INTEL: IT'S TIME TO SHARE
By Gregp on Jun 07, 2005
Apple's decision to move to the x86 architecture will have enormous implications for ISV's. Applications will have to be re-compiled, re-tested, and re-certified, including the mother-of-all of Apple's apps: Mac OS X. "Which processor is that?" will be added to the decision tree for thousands of support techs. All of this at substantial costs and, no doubt, user confusion. Trust me on this, for our support of Solaris 10 across SPARC and x64 is a lot more than an expensive hobby. It's real work and real money.
And it's all a needless waste.
We, meaning the industry, a long long time ago should have converged on a single, completely open core instruction set architecture (ISA). Why? Because ISA's have mostly lost any differential end-user benefit, while creating a whole lot of costs. Those costs being the aforementioned ISV certification and support of different binaries. Those create artificial switching costs, which in turn creates market friction, which in the end means higher prices and less choice for consumers.
The really tragic part is that it doesn't need to be. We've long had our choice of open architectures (e.g., SPARC and MIPS), But the "tyranny of binary compatibility" has now driven even Apple to a proprietary one: Intel's.
I often get that quizzical look when I describe x86 architecture as proprietary and SPARC as open. But those are the facts. We have long since shared SPARC. We help set up SPARC International as independent body, and anyone can register with it for as many chips as they care to make for only $99. It's even an IEEE standard, and completely open and without royalties.
And x86? Go give Intel $99 and tell them that you want to stamp out millions of chips that say "Intel Architecture Compatible" on them. Tell them that all you want is to copy the ISA. You will do your own implementation with your own design team and own intellectual property. And exactly what do you think they will say? Exactly.
I'm talking about the ISA, not the implementation. The distinction is an important one.
Certainly through the mid-nineties the simplicity of RISC architectures permitted superior implementations of high performance microprocessors (just as they are today enabling comparatively more aggressive multi-core and multi-threaded microsystems such as Niagara). Just to be clear, while the differences among RISC architectures (SPARC, MIPS, Power, Alpha,...) doesn't lead to any discernible ISV or end-user benefit, the differences among their implementations can and do: the absolute and relative price, performance, reliability and power consumption. The fact that the implementations differ is all about design teams, their goals, and their execution.

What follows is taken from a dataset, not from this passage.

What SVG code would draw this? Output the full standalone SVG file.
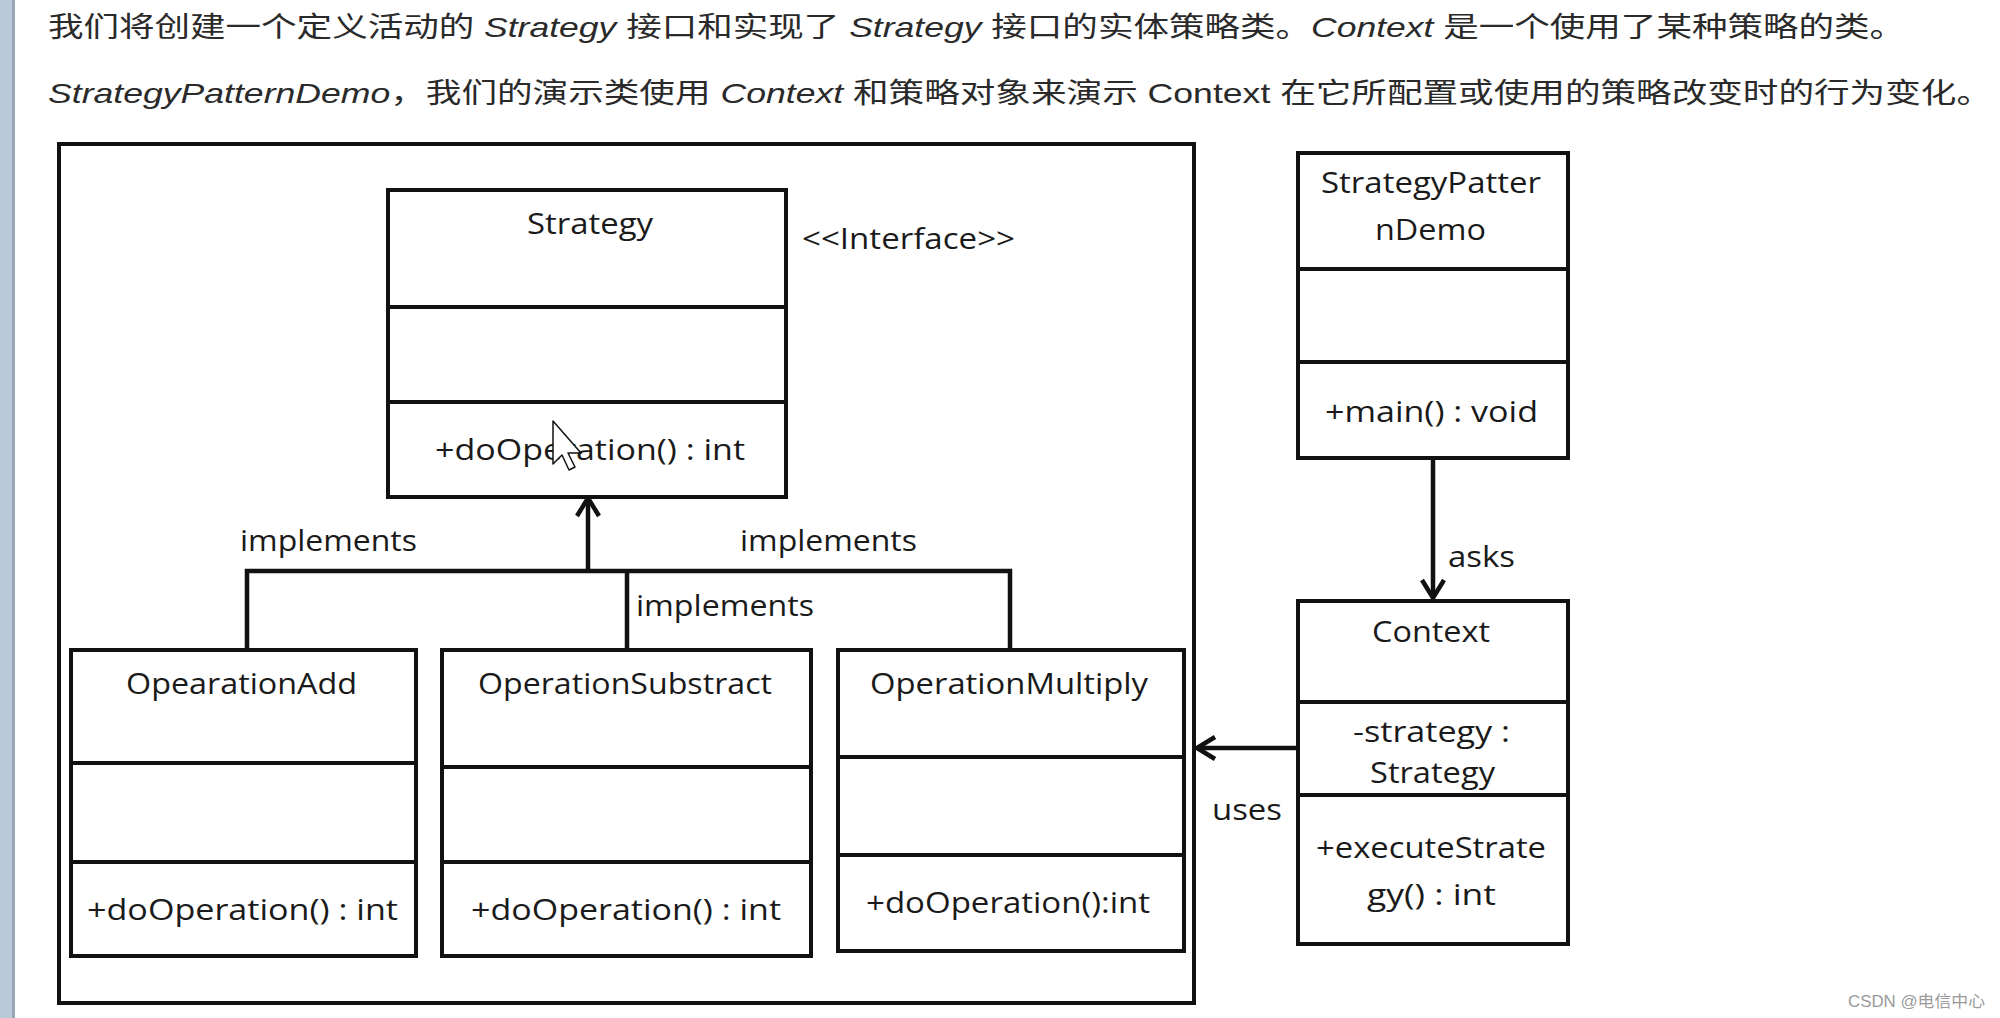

Apparently, IBM did not execute well in the performance-per-watt part of the low power space. Actually, Apple must have felt very negative about IBM's low-power futures at a time when laptops are starting to exceed desktop volumes. The PowerPC architecture is just fine. IBM's engineering isn't.

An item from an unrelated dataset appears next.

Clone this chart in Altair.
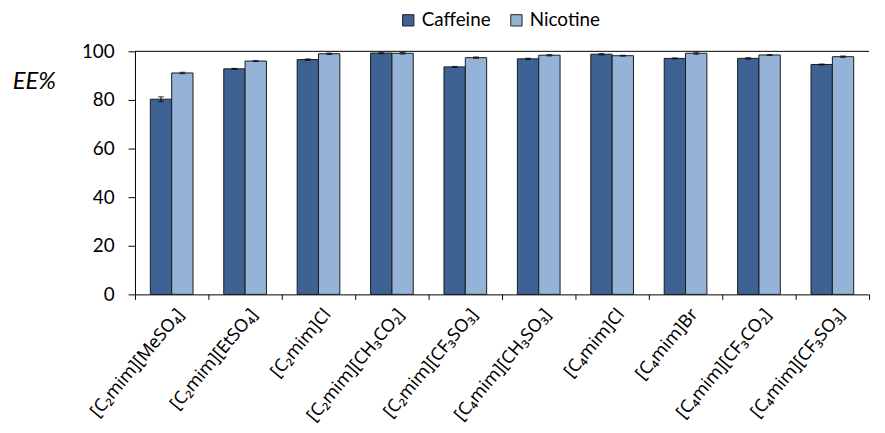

In contrast, x86/x64 is truly ugly, architecturally speaking. What's great has been Intel's and, more recently, AMD's implementations. Intel did a masterful job executing the 32-bit portable Centrino and the Xeon server lines, and AMD is kicking some serious butt with the 64-bit Opteron. All of this in spite of a nasty ISA.
So, the actual ISA doesn't really matter any more computer-science-wise. Intel makes its money by making good chips, but it supports the margins on those chips by effectively limiting the competitive field. Intel is a high volume, but nonetheless proprietary, chipmaker.

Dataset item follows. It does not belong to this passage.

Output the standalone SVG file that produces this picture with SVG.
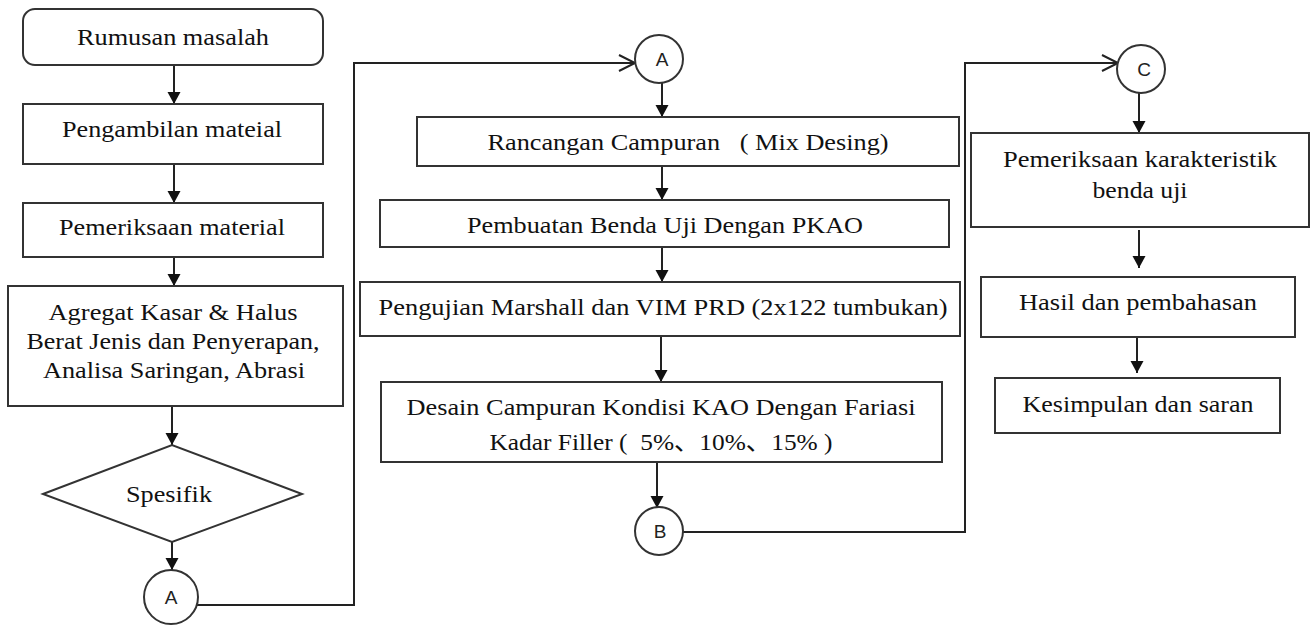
<svg xmlns="http://www.w3.org/2000/svg" width="1311" height="626" viewBox="0 0 1311 626">
<style>
.box{fill:#fff;stroke:#333;stroke-width:2}
.t{font-family:"Liberation Serif","Times New Roman",serif;font-size:24px;fill:#111;text-anchor:middle}
.c{font-family:"Liberation Sans",Arial,sans-serif;font-size:19px;fill:#222;text-anchor:middle}
.ln{fill:none;stroke:#222;stroke-width:2}
.ar{marker-end:url(#ah)}
.op{marker-end:url(#oh)}
</style>
<defs>
<marker id="ah" markerUnits="userSpaceOnUse" markerWidth="14" markerHeight="14" refX="12" refY="6.5" orient="auto" viewBox="0 0 14 14">
<path d="M0,0 L12,6.5 L0,13 z" fill="#111"/>
</marker>
<marker id="oh" markerUnits="userSpaceOnUse" markerWidth="20" markerHeight="20" refX="17" refY="9" orient="auto" viewBox="0 0 20 20">
<path d="M1,1 L17,9 L1,17" fill="none" stroke="#222" stroke-width="2"/>
</marker>
</defs>
<rect width="1311" height="626" fill="#fff"/>
<g id="connectors">
<line class="ln ar" x1="174" y1="65" x2="174" y2="104"/>
<line class="ln ar" x1="174" y1="164" x2="174" y2="203"/>
<line class="ln ar" x1="174" y1="257" x2="174" y2="286"/>
<line class="ln ar" x1="172" y1="406" x2="172" y2="445"/>
<line class="ln ar" x1="172" y1="542" x2="172" y2="570"/>
<path class="ln op" d="M197,605 H354 V63 H635"/>
<line class="ln ar" x1="662" y1="82" x2="662" y2="117"/>
<line class="ln ar" x1="662" y1="166" x2="662" y2="200"/>
<line class="ln ar" x1="662" y1="247" x2="662" y2="282"/>
<line class="ln ar" x1="661" y1="336" x2="661" y2="382"/>
<line class="ln ar" x1="657" y1="462" x2="657" y2="508"/>
<path class="ln op" d="M683,532 H965 V63 H1118"/>
<line class="ln ar" x1="1139" y1="92" x2="1139" y2="133"/>
<line class="ln ar" x1="1139" y1="230" x2="1139" y2="268"/>
<line class="ln ar" x1="1137" y1="337" x2="1137" y2="373"/>
</g>
<g id="n-rumusan">
<rect class="box" x="23" y="9" width="300" height="56" rx="12"/>
<text class="t" x="173" y="45" textLength="192" lengthAdjust="spacingAndGlyphs">Rumusan masalah</text>
</g>
<g id="n-pengambilan">
<rect class="box" x="23" y="104" width="300" height="60"/>
<text class="t" x="172" y="137" textLength="220" lengthAdjust="spacingAndGlyphs">Pengambilan mateial</text>
</g>
<g id="n-pemeriksaan">
<rect class="box" x="23" y="203" width="300" height="54"/>
<text class="t" x="172" y="235" textLength="226" lengthAdjust="spacingAndGlyphs">Pemeriksaan material</text>
</g>
<g id="n-agregat">
<rect class="box" x="8" y="286" width="335" height="120"/>
<text class="t" x="173" y="320" textLength="249" lengthAdjust="spacingAndGlyphs">Agregat Kasar &amp; Halus</text>
<text class="t" x="173" y="349" textLength="293" lengthAdjust="spacingAndGlyphs">Berat Jenis dan Penyerapan,</text>
<text class="t" x="174" y="378" textLength="262" lengthAdjust="spacingAndGlyphs">Analisa Saringan, Abrasi</text>
</g>
<g id="n-spesifik">
<polygon class="box" points="43,494 172,445 302,494 172,542"/>
<text class="t" x="169" y="502" textLength="86" lengthAdjust="spacingAndGlyphs">Spesifik</text>
</g>
<g id="n-a1">
<circle class="box" cx="171" cy="597" r="27" stroke-width="1.5"/>
<text class="c" x="171" y="604">A</text>
</g>
<g id="n-a2">
<circle class="box" cx="659" cy="59" r="24" stroke-width="1.5"/>
<text class="c" x="662" y="66">A</text>
</g>
<g id="n-rancangan">
<rect class="box" x="417" y="117" width="542" height="49"/>
<text class="t" x="688" y="150" textLength="401" lengthAdjust="spacingAndGlyphs" xml:space="preserve">Rancangan Campuran   ( Mix Desing)</text>
</g>
<g id="n-pembuatan">
<rect class="box" x="380" y="200" width="569" height="47"/>
<text class="t" x="665" y="233" textLength="396" lengthAdjust="spacingAndGlyphs">Pembuatan Benda Uji Dengan PKAO</text>
</g>
<g id="n-pengujian">
<rect class="box" x="360" y="282" width="600" height="54"/>
<text class="t" x="663" y="315" textLength="569" lengthAdjust="spacingAndGlyphs">Pengujian Marshall dan VIM PRD (2x122 tumbukan)</text>
</g>
<g id="n-desain">
<rect class="box" x="381" y="382" width="561" height="80"/>
<text class="t" x="661" y="415" textLength="509" lengthAdjust="spacingAndGlyphs">Desain Campuran Kondisi KAO Dengan Fariasi</text>
<text class="t" x="661" y="450" textLength="343" lengthAdjust="spacingAndGlyphs" xml:space="preserve" style="font-family:'Liberation Serif','Noto Sans CJK JP',serif">Kadar Filler (  5%、10%、15% )</text>
</g>
<g id="n-b">
<circle class="box" cx="659" cy="531" r="24" stroke-width="1.5"/>
<text class="c" x="660" y="538">B</text>
</g>
<g id="n-c">
<circle class="box" cx="1141" cy="69" r="24" stroke-width="1.5"/>
<text class="c" x="1144" y="76">C</text>
</g>
<g id="n-karakteristik">
<rect class="box" x="971" y="133" width="338" height="94"/>
<text class="t" x="1140" y="167" textLength="274" lengthAdjust="spacingAndGlyphs">Pemeriksaan karakteristik</text>
<text class="t" x="1140" y="198" textLength="95" lengthAdjust="spacingAndGlyphs">benda uji</text>
</g>
<g id="n-hasil">
<rect class="box" x="981" y="277" width="314" height="60"/>
<text class="t" x="1138" y="310" textLength="238" lengthAdjust="spacingAndGlyphs">Hasil dan pembahasan</text>
</g>
<g id="n-kesimpulan">
<rect class="box" x="995" y="378" width="285" height="55"/>
<text class="t" x="1138" y="412" textLength="231" lengthAdjust="spacingAndGlyphs">Kesimpulan dan saran</text>
</g>
</svg>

One answer to all of this would be to create a Lessig-like Commons. Essentially, accept that all of society and the whole of industry is better served when ubiquitous, royalty-free, interface standards belong to everyone (e.g., TCP/IP, radio modulation, etc.).
That could have come about two ways. Ideally, it would have been a process lead by academia (particularly appropriate because, IMO, microprocessor makers have done much more harvesting of academic research than they have made contributions.)
If I'm feeling especially surly, I label the lack of a concerted academic effort to define a standard ISA and quietly allowing their research to further proprietary industry ones, as one of the Great Failures of the computer science community. Shame on all of us.
Given that it didn't happen, and we are most definitely at the point where yet another ISA would be about as exciting as a new indoor plumbing standard, it's up to us in the industry to let the proprietary ISA era fade to black.
One way we do that by simply removing the patent and copyright claims to all of our instruction set architectures. Let any design team in the world choose, royalty free, to pursue whatever architectural path they wish. To participate in the evolution of our computing commons. It's called sharing.
We've been sharing SPARC for years. I challenge Intel to share their ISA in the same way. You too, IBM.
The other way we free the market from proprietary instruction sets is through virtual machines. The byte codes of the Java Virtual Machine (JVM) are the binary of an ISA. It's just that (almost) all implementations are very efficient software layers that abstract the underlying physical machine, making its identity irrelevant. It's a huge developer benefit because they can spend most of their energy developing and verifying to the JVM independent of the actual implementation. That cuts multiplatform support costs markedly. Double bonus is that writing to Java is also significantly more productive.
Apple, imagine that most of your software and that of your primary ISV's were written in Java. Just think of how much easier your platform change would be! To help you get started we've got some terrific tools, free for the taking.